A Japanese cryptocurrency exchange said it would repay customers after suffering one of the biggest heists in human history.

Coincheck said its systems were penetrated by a hacker in the early hours of Friday morning. The intruder made off with 523m units of the cryptocurrency XEM belonging to 260,000 customers.

The $500m hack shows the vast sums being made and lost in the cryptocurrency boom, the vulnerability of decentralised money to theft and the Wild West criminality that is possible in the new world of blockchain.

“I deeply apologise to the customers we have troubled,” said Yusuke Otsuka, chief operating officer of Coincheck, as the young founders of Japan’s second largest cryptocurrency exchange struggled through a tense press conference.

The scale of the theft is comparable to the £292m ($414m) City bonds robbery in 1990, the $500m Gardner art heist the same year or the approximately $500m bitcoin hack that led to the 2014 collapse of cryptocurrency exchange Mt Gox.

In a website announcement on Sunday, Coincheck said it would repay holders from company funds at a rate of ¥88.5 per XEM, indicating it would try to stay in business.

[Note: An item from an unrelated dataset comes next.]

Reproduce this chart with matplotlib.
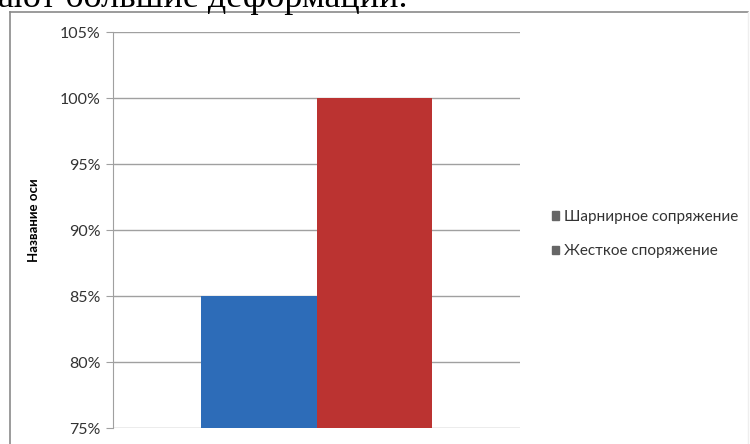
import matplotlib.pyplot as plt
import matplotlib.patches as mpatches
from matplotlib.lines import Line2D
from matplotlib.ticker import FuncFormatter

# data
series = ["Шарнирное сопряжение", "Жесткое споряжение"]
values = [85, 100]
colors = ["#2d6cb8", "#bb3331"]
yticks = [75, 80, 85, 90, 95, 100, 105]

W, H = 750, 444
fig = plt.figure(figsize=(W / 100, H / 100), dpi=100)

# text from the document above the chart (cut off at the top, as in the source)
fig.text(-2 / W, 1 - 7 / H, "ают большие деформации.", family="Liberation Serif",
         fontsize=26, va="baseline", ha="left")

# chart frame
fig.add_artist(Line2D([10 / W, 10 / W], [0, 1 - 12 / H], transform=fig.transFigure,
                      color="#8a8a8a", lw=1.2))
fig.add_artist(Line2D([10 / W, 748 / W], [1 - 12 / H, 1 - 12 / H], transform=fig.transFigure,
                      color="#8a8a8a", lw=1.2))
fig.add_artist(Line2D([748 / W, 748 / W], [0, 1 - 12 / H], transform=fig.transFigure,
                      color="#eeeeee", lw=1))

ax = fig.add_axes([113 / W, 1 - 428 / H, (520 - 113) / W, (428 - 32) / H])

width = 0.285
x = [-width / 2, width / 2]
for xi, v, c, lab in zip(x, values, colors, series):
    ax.bar(xi, v - 75, width=width, bottom=75, color=c, label=lab, zorder=3)

ax.set_xlim(-0.5, 0.5)
ax.set_ylim(75, 105)
ax.set_yticks(yticks)
ax.yaxis.set_major_formatter(FuncFormatter(lambda v, p: "%d%%" % v))
ax.set_xticks([])
ax.grid(axis="y", color="#a0a0a0", lw=1, zorder=0)
for s in ["top", "right", "bottom"]:
    ax.spines[s].set_visible(False)
ax.spines["left"].set_color("#a0a0a0")
ax.tick_params(axis="y", length=5, color="#a0a0a0", labelsize=11.5, labelcolor="#333333", pad=4)
for t in ax.get_yticklabels():
    t.set_family("Lato")
ax.set_ylabel("Название оси", family="Lato", fontweight="bold", fontsize=9.5)
ax.yaxis.set_label_coords(-0.18, 0.525)

handles = [mpatches.Patch(color="#666666", label=s) for s in series]
fig.legend(handles=handles, loc="center left", bbox_to_anchor=(538 / W, 1 - 234 / H),
           frameon=False, prop={"family": "Lato", "size": 11}, handlelength=0.5,
           handleheight=0.5, handletextpad=0.3, labelspacing=1.35, labelcolor="#333333")

fig.savefig("out.png", dpi=100)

The valuation is less than the ¥104 price the day before the hack or XEM’s current trading price of ¥112.

Coincheck said it was still deciding when and how to repay. The net worth of Coincheck, and hence its ability to cover the debt, is unclear. The exchange’s future may depend on whether other customers demand to withdraw their funds.

“They basically lost half a billion dollars worth of XEM,” said Jeff McDonald, vice-president of the NEM Foundation, which issued XEM. “If they had a billion dollars in the bank they’d be able to cover the losses pretty easily. I don’t know how much money they have.”

NEM is one of a number of second-generation blockchain systems designed as a platform for companies to build applications. XEM, pronounced ‘Zem’, is its built-in digital currency.

Mr McDonald ruled out a “hard fork” to recover the stolen coins. In a hard fork, developers roll back the state of the blockchain to before the disputed transaction. The old blockchain still exists, but if users adopt the forked version, the theft becomes irrelevant.

“We don’t consider that to be an option at all because the NEM system is working correctly,” said Mr McDonald.

The NEM Foundation has instead moved to “tag” the stolen coins, making them similar to banknotes with recorded serial numbers and thus hard for the hackers to use. “We’re currently reaching out to exchanges to try and halt any deposits that are made with those XEMs,” said Mr McDonald.

Coincheck said the stolen funds were stored in a so-called “hot wallet”. A hot wallet is a computer connected to the internet and thus accessible to a hacker. Best practice in the industry is to keep most funds in a “cold wallet” held offline.

Coincheck said it had reported the theft to the police and Japan’s Financial Services Agency. According to local media, the FSA has ordered all the country’s cryptocurrency exchanges to check their security, and may issue a business improvement order to Coincheck.

Japanese private investors were at the heart of a tenfold surge in the price of bitcoin, the original cryptocurrency, during 2017. Japan is one of the few countries to authorise and regulate cryptocurrency exchanges.